By Laura E. Young
SUDBURY – It’s amazing that Pamela Rose Toulouse even has time to sit for a cup of coffee.
Toulouse’s fourth book is in production and due to be published in April. She is reviewing a new textbook for Nelson Education. Toulouse works with Nicole Bell at Trent University formulating online Native studies courses. There’s her work with the Transitions program of the Ontario Native Education Counselling Association. ( http://www.oneca.com/transitions/ ).
She is also teaching a full course load at Laurentian University.
Then there’s the latest acknowledgement of her 22 years in education.
Toulouse, an associate professor in Laurentian University’s faculty of concurrent education, and a member of Sagamok Anishnawbek First Nation, has been named a 2015 3M National Teaching Fellow.
The fellowship acknowledges contributions to teaching and learning and leadership in education provincially and nationally. Up to 10 awards are given annually through the Society for Teaching and Learning in Higher Education (STLHE) and 3M Canada. http://www.stlhe.ca/awards/3m-national-teaching-fellowships/
Toulouse has been teaching at Laurentian for 14 years.

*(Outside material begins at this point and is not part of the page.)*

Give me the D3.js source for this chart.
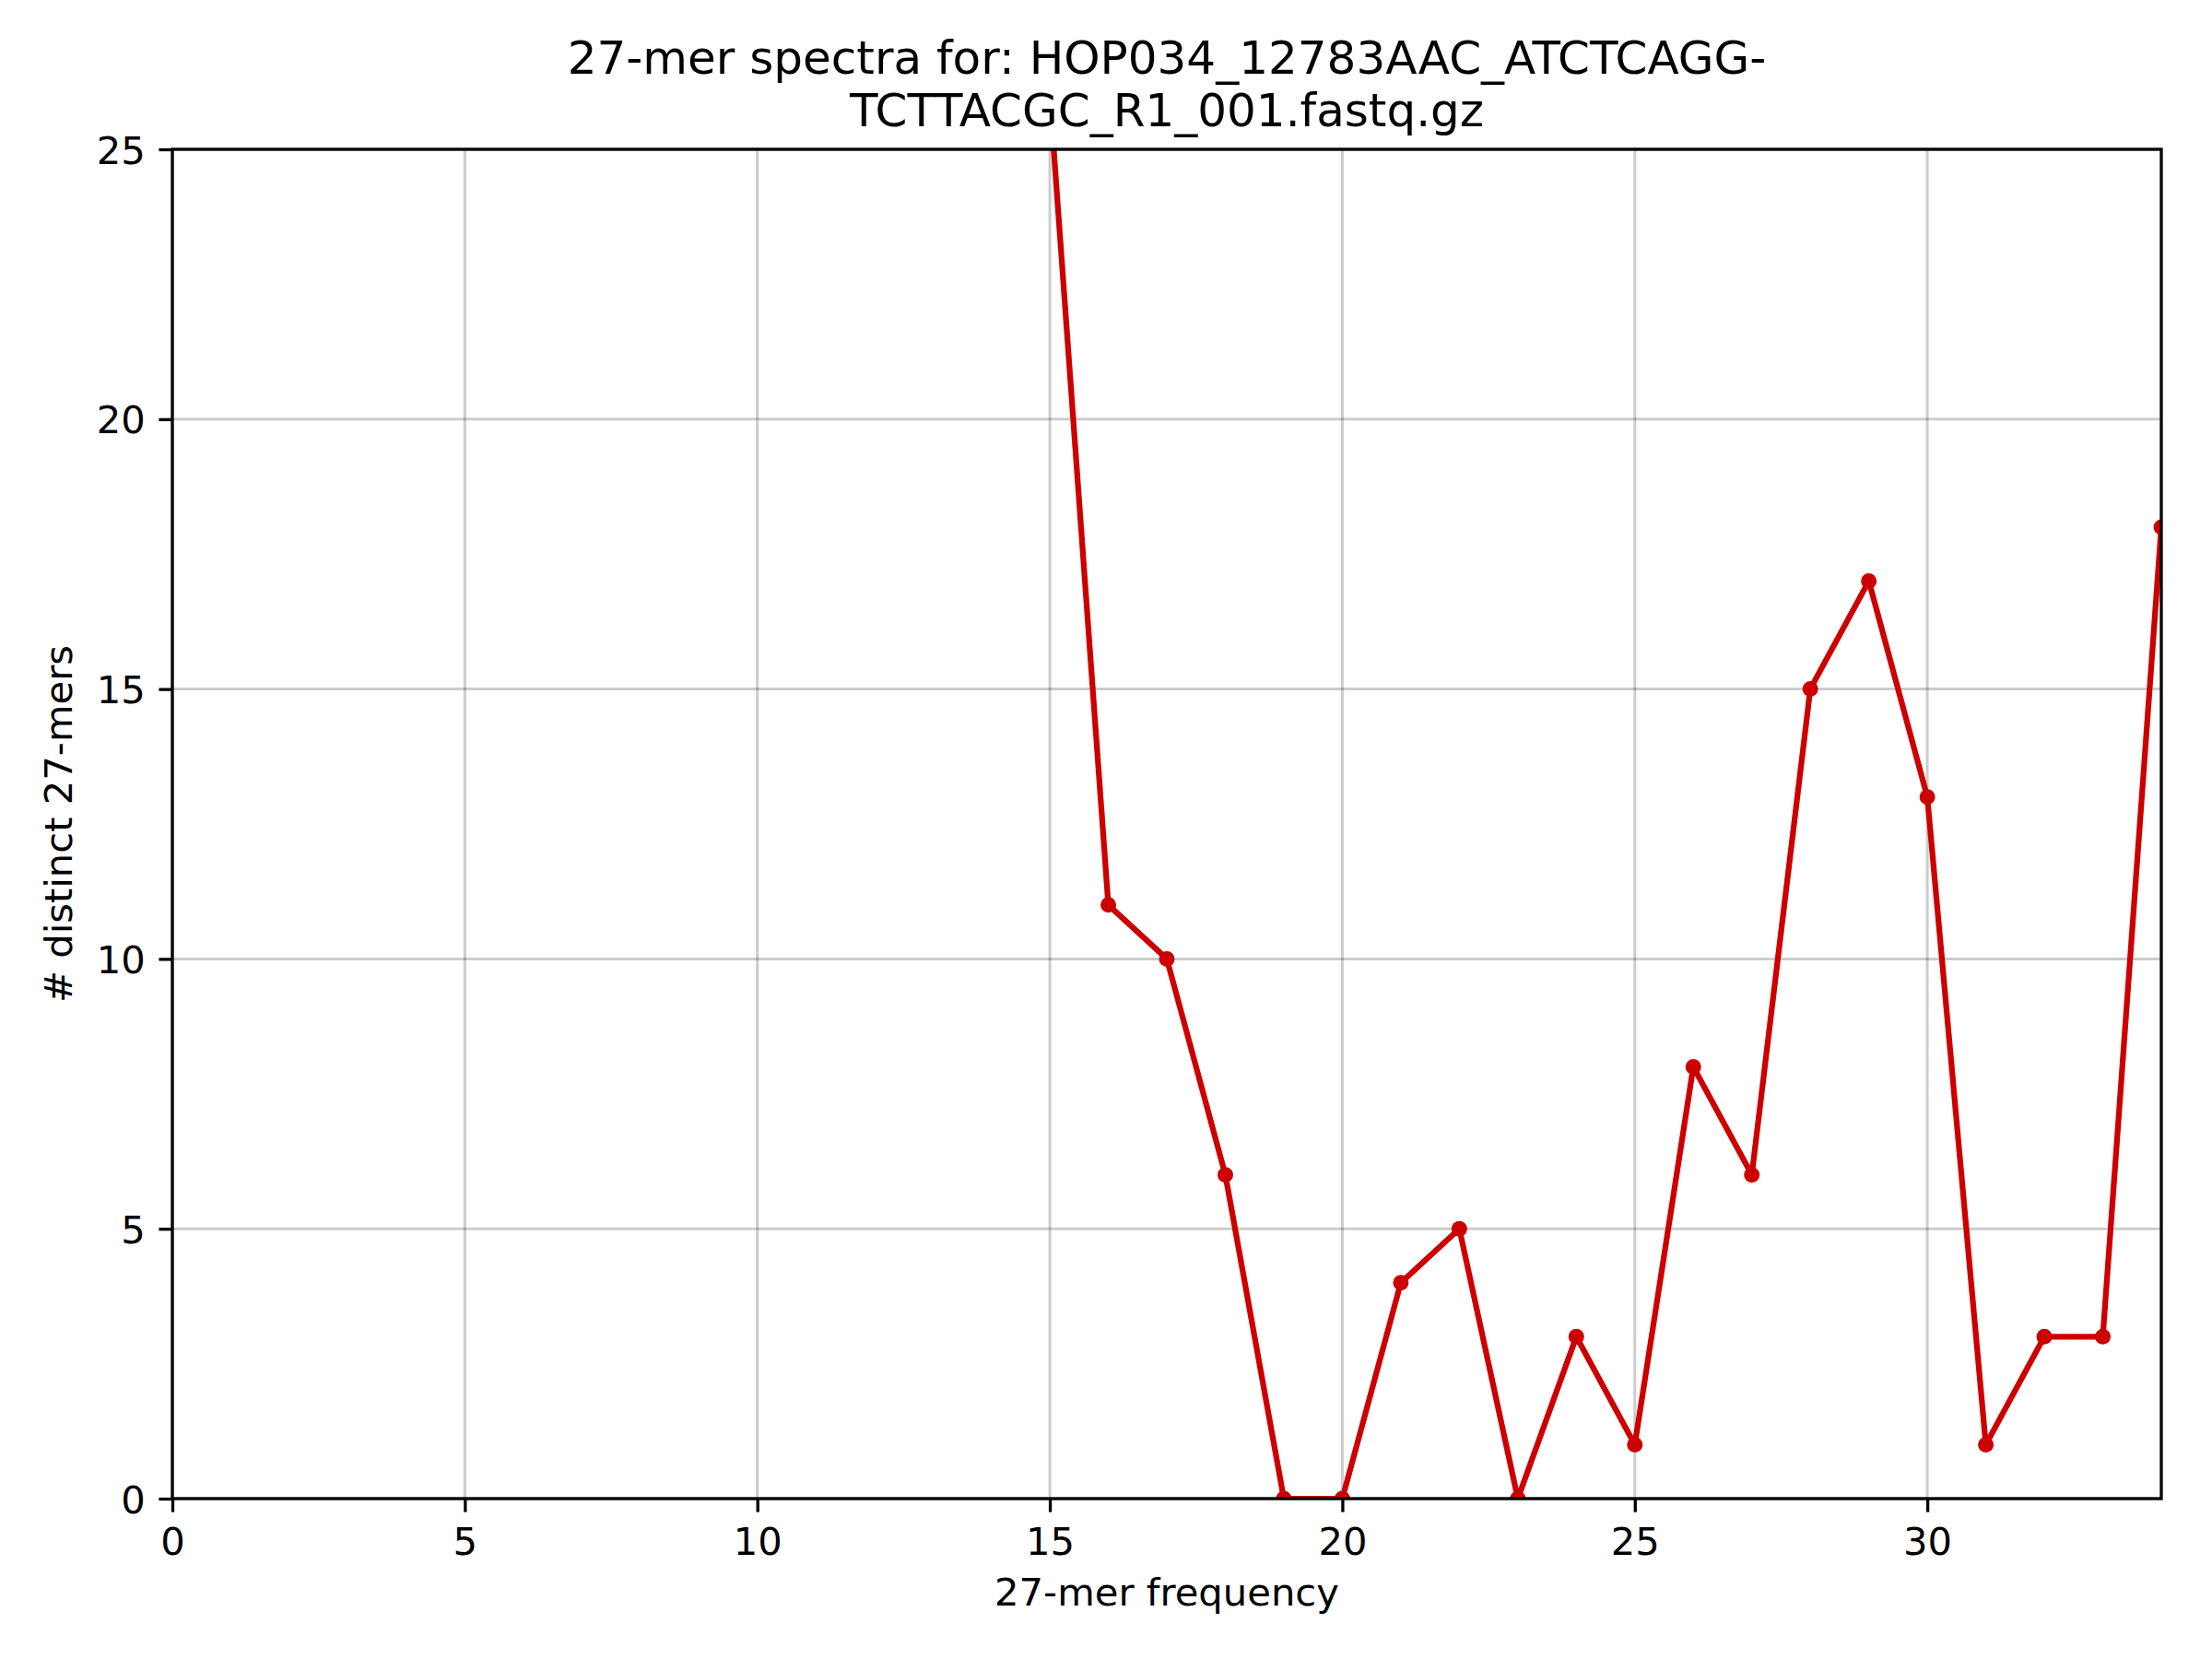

The 3M award is an acknowledgement of the students she has taught and a reminder to always put her students first, she says.
“As long as I focus on that then things will be successful for them, and it will be a classroom that is focused on their success.
“Those wonderful folks that I get to teach every year, there’s no one like them. It’s reaffirming that there’s nobody else like you on this planet. You come with your own story. You come with your own intentions of why you want to teach. I just feel really honoured to be a part of that.”
In professional terms, the 3M fellowship means she joins a community of others who “teach and lead from the same spirit where we’re focused in on social justice, human rights education.” She will attend a conference in Vancouver in June of other 3M fellows.
It’s her opportunity to share her commitment to her students “and to share why it’s important to make sure that your students are at the centre of your classrooms and of your planning.”
It also sends a message that teaching and a commitment to students are central to Laurentian, she adds.
Toulouse hails from a long line of educators. Her late mother, Dorothy (nee Recollet) Toulouse was an education counsellor. Her father Nelson, a former deputy grand chief of the Union of Ontario Indians, has been involved in indigenous languages his entire life.
Her maternal and paternal grandparents were committed to education, involved in business, entrepreneurial skills. “They were all teachers in their own way.”
From a cultural perspective, she is a member of the Fish Clan, the original teachers of the Ojibwe and Odawa peoples, she says. “It’s been since time immemorial that my family have been teachers.”
The 3M fellowship is also about her family, her community, all the positive and negative influences that taught her to be resilient, she adds. “I really believe this is a creator-driven profession I’m in. My culture and traditions have put me in this place, this place of service.”